DPP chides media report of EOJ selling voter’s data
JAMAICA’S Director of Public Prosecutions (DPP) Paula Llewellyn, QC, weighing in on a recent media report that the Electoral Office of Jamaica (EOJ) is engaged in selling voters’ data, insinuating that the entity was in breach of the Data Protection Act, says if the matter was put to her office for a ruling it would have to rule “that there is no case”.
Speaking at the Electoral Commission of Jamaica’s (ECJ) Long Service Awards Ceremony at the Terra Nova All-Suite Hotel in St Andrew on Wednesday, the DPP, in referring to the March 27 report, chastised “elements of the media” who she said are “prepared to sacrifice accuracy on the altar of expediency”, bringing entities into “disrepute”.
“It is unfortunate that sometimes like the DPP and other public persons, it is a rite of passage that you have to endure the slings and arrows in public life and for what I would call an overexuberant, and I’m being kind, media. Media is very important but unfortunately you will have elements who suffer from perpetual youthful exuberance and who sometimes come up with stories that…put your entity into disrepute,” she said.
According to Llewellyn, having examined the issue with others from her office, it was agreed that “if somebody who wanted to test the matter took [the EOJ] to court, the big issue would be where is the evidence of the misuse, mishandling or exploitation when it was quite clear that the citizen used the card to engage in business, thereby sharing the information and it was just a situation where the institution which issued the card was being asked to verify”.

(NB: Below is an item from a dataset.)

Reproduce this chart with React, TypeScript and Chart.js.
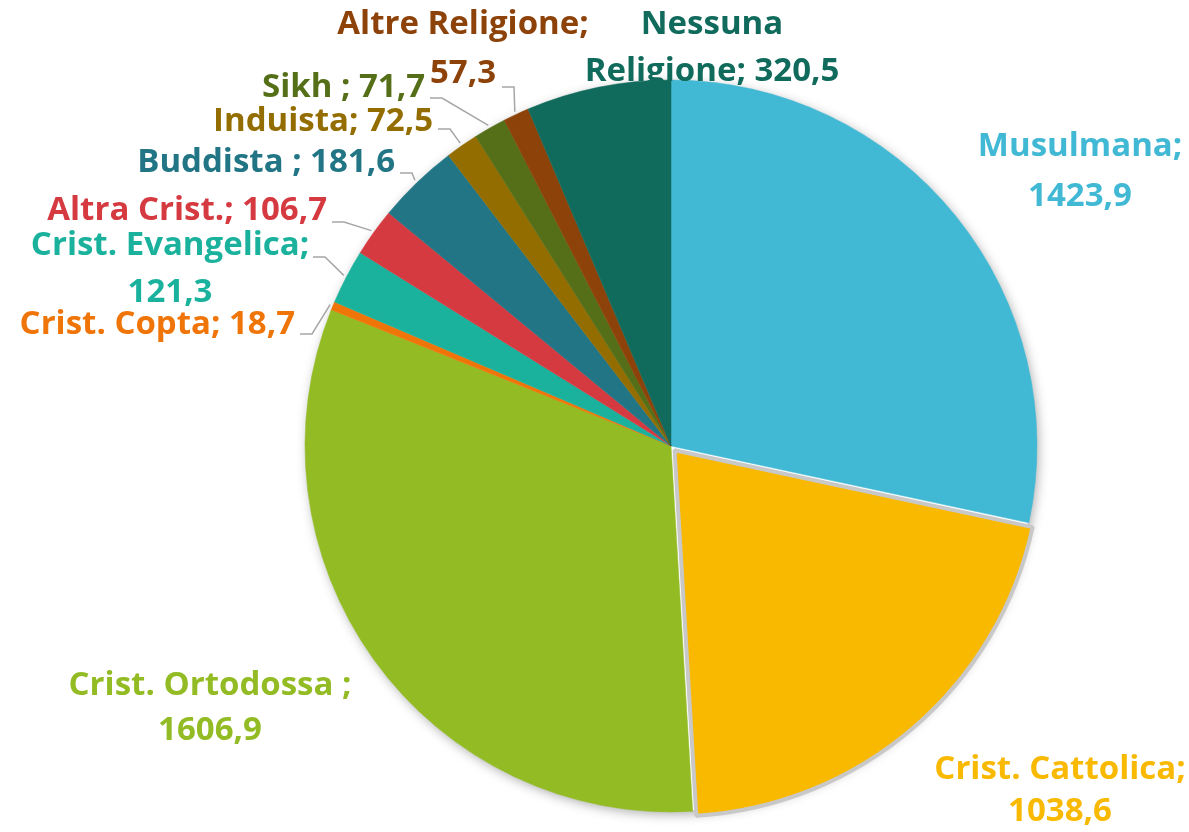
import React, { useEffect, useRef } from "react";
import { Chart, registerables } from "chart.js";

Chart.register(...registerables);

const categories = [
  "Musulmana",
  "Crist. Cattolica",
  "Crist. Ortodossa",
  "Crist. Copta",
  "Crist. Evangelica",
  "Altra Crist.",
  "Buddista",
  "Induista",
  "Sikh",
  "Altre Religione",
  "Nessuna Religione",
];

const values = [1423.9, 1038.6, 1606.9, 18.7, 121.3, 106.7, 181.6, 72.5, 71.7, 57.3, 320.5];

const labelLines = [
  ["Musulmana;", "1423,9"],
  ["Crist. Cattolica;", "1038,6"],
  ["Crist. Ortodossa ;", "1606,9"],
  ["Crist. Copta; 18,7"],
  ["Crist. Evangelica;", "121,3"],
  ["Altra Crist.; 106,7"],
  ["Buddista ; 181,6"],
  ["Induista; 72,5"],
  ["Sikh ; 71,7"],
  ["Altre Religione;", "57,3"],
  ["Nessuna", "Religione; 320,5"],
];

const sliceColors = [
  "#41b8d4",
  "#f9b900",
  "#93bb24",
  "#f07508",
  "#1bb29d",
  "#d63a41",
  "#217585",
  "#946d00",
  "#556f19",
  "#8c4208",
  "#116b5c",
];

// label placement (style only)
const labelLayout: { x: number; ys: number[]; align: CanvasTextAlign; leader?: { x: number; y: number } }[] = [
  { x: 1080, ys: [147, 197], align: "center" },
  { x: 1060, ys: [770, 812], align: "center" },
  { x: 210, ys: [686, 731], align: "center" },
  { x: 295, ys: [325], align: "right", leader: { x: 300, y: 334 } },
  { x: 170, ys: [246, 293], align: "center", leader: { x: 313, y: 257 } },
  { x: 327, ys: [211], align: "right", leader: { x: 332, y: 222 } },
  { x: 395, ys: [163], align: "right", leader: { x: 400, y: 173 } },
  { x: 433, ys: [122], align: "right", leader: { x: 438, y: 129 } },
  { x: 425, ys: [88], align: "right", leader: { x: 430, y: 98 } },
  { x: 463, ys: [25, 74], align: "center", leader: { x: 502, y: 87 } },
  { x: 712, ys: [25, 72], align: "center" },
];

const FONT = "bold 33px 'Open Sans', sans-serif";

const shadowPlugin = {
  id: "pieShadow",
  beforeDatasetsDraw(chart: any) {
    const arc = chart.getDatasetMeta(0).data[0];
    if (!arc) return;
    const { x, y, outerRadius } = arc.getProps(["x", "y", "outerRadius"], true);
    const ctx = chart.ctx;
    ctx.save();
    ctx.shadowColor = "rgba(0,0,0,0.35)";
    ctx.shadowBlur = 12;
    ctx.shadowOffsetX = 2;
    ctx.shadowOffsetY = 3;
    ctx.fillStyle = "#ffffff";
    ctx.beginPath();
    ctx.arc(x, y, outerRadius - 1, 0, Math.PI * 2);
    ctx.fill();
    ctx.restore();
  },
};

const labelPlugin = {
  id: "pieLabels",
  afterDatasetsDraw(chart: any) {
    const ctx = chart.ctx;
    const meta = chart.getDatasetMeta(0);
    ctx.save();
    ctx.font = FONT;
    ctx.textBaseline = "middle";
    meta.data.forEach((arc: any, i: number) => {
      const lay = labelLayout[i];
      const lines = labelLines[i];
      ctx.fillStyle = sliceColors[i];
      ctx.textAlign = lay.align;
      lines.forEach((t, k) => ctx.fillText(t, lay.x, lay.ys[k]));
      if (lay.leader) {
        const { x, y, startAngle, endAngle, outerRadius } = arc.getProps(
          ["x", "y", "startAngle", "endAngle", "outerRadius"],
          true
        );
        const mid = (startAngle + endAngle) / 2;
        const ax = x + Math.cos(mid) * (outerRadius + 3);
        const ay = y + Math.sin(mid) * (outerRadius + 3);
        ctx.strokeStyle = "#a6a6a6";
        ctx.lineWidth = 1.5;
        ctx.beginPath();
        ctx.moveTo(lay.leader.x, lay.leader.y);
        ctx.lineTo(lay.leader.x + 12, lay.leader.y);
        ctx.lineTo(ax, ay);
        ctx.stroke();
      }
    });
    ctx.restore();
  },
};

export default function App() {
  const ref = useRef<HTMLCanvasElement>(null);
  useEffect(() => {
    if (!ref.current) return;
    const chart = new Chart(ref.current, {
      type: "pie",
      data: {
        labels: categories,
        datasets: [
          {
            data: values,
            backgroundColor: sliceColors,
            borderColor: sliceColors.map((c, i) => (i === 1 ? "#c8c8c8" : c)),
            borderWidth: sliceColors.map((_, i) => (i === 1 ? 4 : 0.5)),
            offset: sliceColors.map((_, i) => (i === 1 ? 22 : 0)),
          },
        ],
      },
      options: {
        animation: false,
        responsive: true,
        maintainAspectRatio: false,
        radius: 366,
        layout: { padding: { left: 153, right: 0, top: 60, bottom: 0 } },
        plugins: {
          legend: { display: false },
          tooltip: { enabled: false },
          title: { display: false },
        },
      },
      plugins: [shadowPlugin, labelPlugin],
    });
    return () => chart.destroy();
  }, []);
  return (
    <div style={{ position: "fixed", left: 0, top: 0, width: 1189, height: 832, background: "#ffffff" }}>
      <canvas ref={ref} />
    </div>
  );
}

“The court in our view would assess the situation against the background that the particular data was shared with the intent of the information being shared with a view to engaging in business and there the financial institution would have to be able to verify that this card was indeed issued by the EOJ. So where then is the breach? Because you are not sharing any information that was not shared by the citizen with the financial institution. You are seeking only to verify and authenticate. Therefore, if that was put to us for a ruling, we would have to rule that there is no case,” the DPP said.
In driving home her point the DPP said an elector using his card to do business, for example, with a bank, implicitly shares his private information on the card with the particular institution.
“Remember, we are in an era of identity theft, it would be an irresponsible institution who does not find a way to authenticate and to verify that it in fact a genuine article issued by the [EOJ]. Look at the exposure that you would have in terms of a business like a bank if they accepted a card purporting to identify a member of the public that they have not been able to verify,” Llewellyn said.
According to the DPP, this would send a signal to the criminal community that the financial entity had loose controls and was an easy target for scamming, forgery and fraud. Furthermore, she said a lot of members of the public who may not be able to afford to apply for and get passports would be short served in terms of being able to do business.
She said the follow-up article, which was published in response to the EOJs statement, which stated that the EOJ had denied selling voter information was also “unfortunate”.
“There are elements of the media who think that the only way to sell their newspaper or to get more viewers or to get more popular is to have bad news,” she said, noting that the EOJ and ECJ are excellent, high-calibre entities being admired and modelled in other countries.
“I am all for press freedom, [but] this is sometimes the dilemma we in public life have to face, that you are out there on the stage — and I’m speaking metaphorically — where someone can walk up and slap you… And you just have to have the grace and the class to take it and continue to do your job and make sure you do not go down into the gutters,” the DPP said.
The EOJ, in a quick response to the article on March 28, maintained that it had neither sold nor granted access to its database which contains electors’ biometric and demographic information. It went further to say the database utilised by entities assists with authentication of voter ID cards which are required by entities when electors conduct business with them.